While commiserating with a group of friends after a night of sand volleyball we decided to start a dinner club. At our first gathering (which I’ll share in the weeks ahead) it was unveiled to us the inspiration behind our club. One of our buddies told us that he could remember his mom belonging to a supper club while growing up. For years they’d meet at area restaurants; however, now with most of the members in their 80s they take turns hosting it at each other’s houses. He recollects they’ve been dining together for more than 25 years.

Other dinner type clubs are available. My husband has a friend at work whose friends host a shrimp boil quarterly. They have a set of rules, which is enforced by ridiculing those that forget. First rule is the shrimp must be in the shell; second rule -- no plates -- just throw down some newspaper and dig in. Their clubs’ concept is to eat with your hands (no utensils) and easy clean up -- it all goes in the trash.

Anyone can start a dinner club themselves. The goal of our club is simple camaraderie, food and libation. So, look in the coming months for reviews on metro area restaurants from pop-we dinner club members. In the meantime, here are some tips on how you can start your very own dinner club with friends or family courtesy of our pop-we dinner club co-founder Rick.

Time will only tell if we will find a turkey burger that will surpass Danny’s closer to home. Until then, join us for our reviews from pop-we dinner club: good food…good friends…good times.

Guidelines for Starting Your Own Dinner Club:

1.      Try to attend the dinners.  If you miss three in a row you may be replaced.  If you really can't make it, that's okay (weddings, funerals, sickness, work, etc.) but we want people that look forward to going.  If only one of you can attend that's fine.

2.      If you want to drop out -- that's fine but please try not to quit when it's you or your spouses/significant others month to decide on the restaurant.  Give as much notice as you can so if someone else would like to go. 

3.      If someone cannot attend on a particular month, let the person responsible for the dinner plans know ASAP and they will have first chance to invite someone else to fill the spot.                                           
4.      Figure the dinners at $20-$25 per person -- tops.  Can be less but if it will be more, you may want to send out an e-mail and ask everyone first.  (Please make sure everyone has your e-mail address)  
5.      Six couples at least for starters. 

6.      Each person will be drawn to select a place. 12 people - 12 months - 12 different places.    
7.      Any restaurant is fine.  The goal is for this to be an opportunity to experience a restaurant that you may normally not have gone to or that you think others may not know about.  But if you want to pick Sizzler or Famous Dave's, that fine too.  It's your month. 
8.      There is no maximum distance other than keep it reasonable.  If you think it might be too far, it might be a good idea to send an e-mail and check with the rest of the dinner club participants first.     

9.      I would like to encourage everyone to write a brief review of the experience and share it with the others.  Be honest.

 If it's your month...
1.      As soon as you have a place in mind, call and ask them a few questions.  Do they accept reservations?  Will they do separate checks?  Will the tip be included on the check?  Can they sit 12 together?   (This should be done at least two weeks ahead of time)     
2.      E-mail everyone and let them know the date, time and place and ask if there are any concerns.  If you can, include a link of the menu.  (This should be done one to two weeks ahead)  RSVP's should be sent back ASAP.                                                                                                                                               
3.      The night of the dinner, please try and arrive about 15 minutes early to get everything in order with the restaurant before everyone else arrives.
Danny's Bar & Grill on Urbanspoon
- population-we blog post by Becky Bohan Brown


  1. What a fun way to stay connected with friends.
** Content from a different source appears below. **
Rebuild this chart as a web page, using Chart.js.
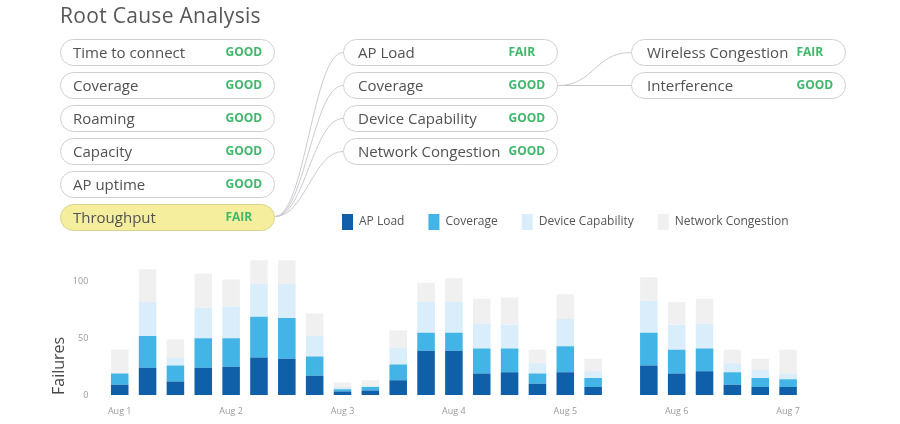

I think socialization is great!

  2. Barb: I totally agree with you. Good food, good friends and good times is what our dinner club is all about.

  3. Our mom and her friends have informal dinner meetings from time to time and it is so important for her well-being. I do think you have to be sensitive to include people. Before mom retired, there was a gathering scheduled at a local restaurant. There was a co-worker who had approached a supervisor at one time about invites who was told that he or she could not control what people do during off hours. Mom did not want the person to feel bad hearing about the gathering as she sat around them. She arranged for an invitation to be extended to this lady. She went and it turned out that she was pretty sophisticated and knew a lot about wines. I liked the time that you came to the party that I had and brought your true and false game! You did some great ice-breaking as you met some new people!

  4. Barb: Growing up I remember mom’s auxiliary group coming over for supper. Mom served appetizers and often had those yummy after dinner mints, which I still love today. Hearing their laughter and chatter while peeking down the stairs we knew they were always having a fun time. Friends are a great support system. Similar to mom, I go to dinner with a group of girlfriends on occasion -- we call it “Ladies Night Out.” Girlfriends are a great support and I’m glad mom has such a great group of women to lean on in her life.

  5. Oh, yes I remember the green theme with green mints, and green punch as mom hosted around St. Patrick's Day one year and possibly more. :)

    For those who might be interested, it was an Extension Club. Mom said that her aunt who lived in a little town in Nebraska by the Kansas border had the very same lessons.

    Mom and Aunt Anne were in the club together. Do you remember the picnic where the families were invited? I think the park had a few flights of stairs leading to the picnic and playground area.

    Mom and Aunt Anne were later in a water exercising group that would often go out to lunch together. People they met in the exercise group became good friends and one of them would become one of Aunt Anne's closest friends. Many of them were older than mom and Aunt Anne who were probably in their early thirties when they started. And it was a wonderful cross-generation experience. I know people who have joined the group after mom and Aunt Anne who enjoy the fellowship. The ladies really kept a watchful eye on our Uncle after he was widowed.

  6. Barb: You forgot to mention that Jan and Wayne (my in-laws) have also joined the same YMCA water aerobics club. Over the past couple years, they too have enjoyed the fellowship of their newfound exercise partners and fellow foodies.